If student progress slows, you need to improve or increase practice.
Students need to practice daily to develop math fact fluency. When students are seeing regular success in Rocket Math, they are motivated and want to do Rocket Math every day (if not more.) This is how it should be. Students love Rocket Math when the implementation is being done well enough so they are passing every few days. If they start to complain about doing Rocket Math, then something is amiss–because they aren’t making enough progress to be motivated. You need to correct your implementation BEFORE that happens.
Students should pass a level in no more than 6 days. That’s the reason there is room for only six “tries” on the Rocket Chart. If any of your students are going beyond six “tries” without passing, there needs to be an intervention.
When students don’t pass regularly, they get discouraged. Teachers need to intervene to help students make regular progress. They don’t need to find a different way to practice like flashcards or something else. They just need more practice or better quality practice. For any student who is not passing in six days, the teacher or parent needs to either improve the quality of their practice or the amount of their practice–or possibly both.
BETTER: Intervene to improve the QUALITY of practice.
- Is the student saying the whole problem and the answer aloud and loud enough for the partner to hear?
- Is the partner correcting hesitations and correcting the right way?
- You might have to change a struggling student to be paired with a more conscientious partner.

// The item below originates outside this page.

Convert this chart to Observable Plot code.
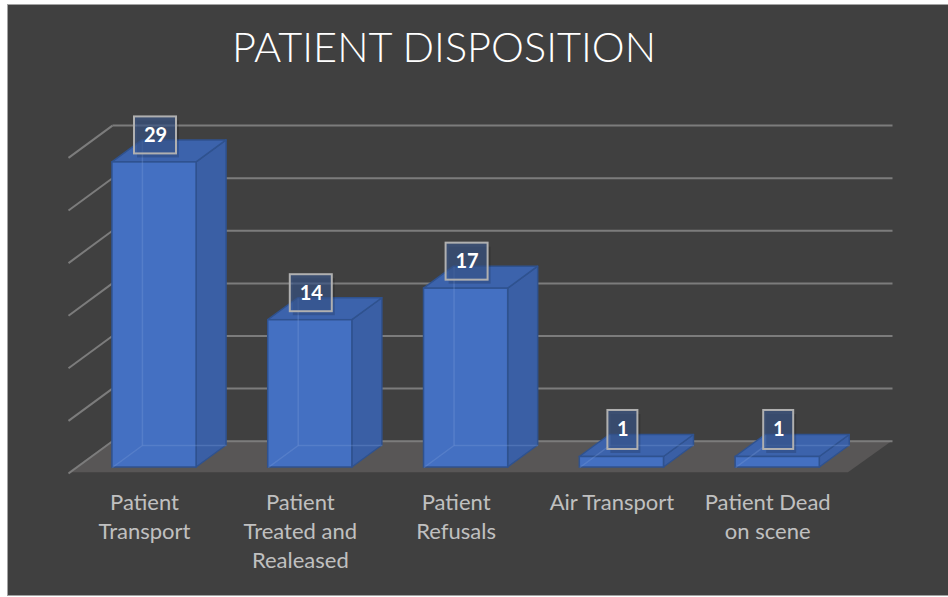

- You might have to re-teach your class how they should be correcting hesitations- by requiring them to MODEL the correction procedures.
- You may need to explain how important correcting hesitations is, and why it is helping your partner, not punishing him or her.
- You might have to reward or recognize students who actually do corrections the right way with public praise or points or tickets, etc
MORE: Intervene to increase the QUANTITY of practice.
Some students need two practice sessions each day, what football teams call “2-a-days!”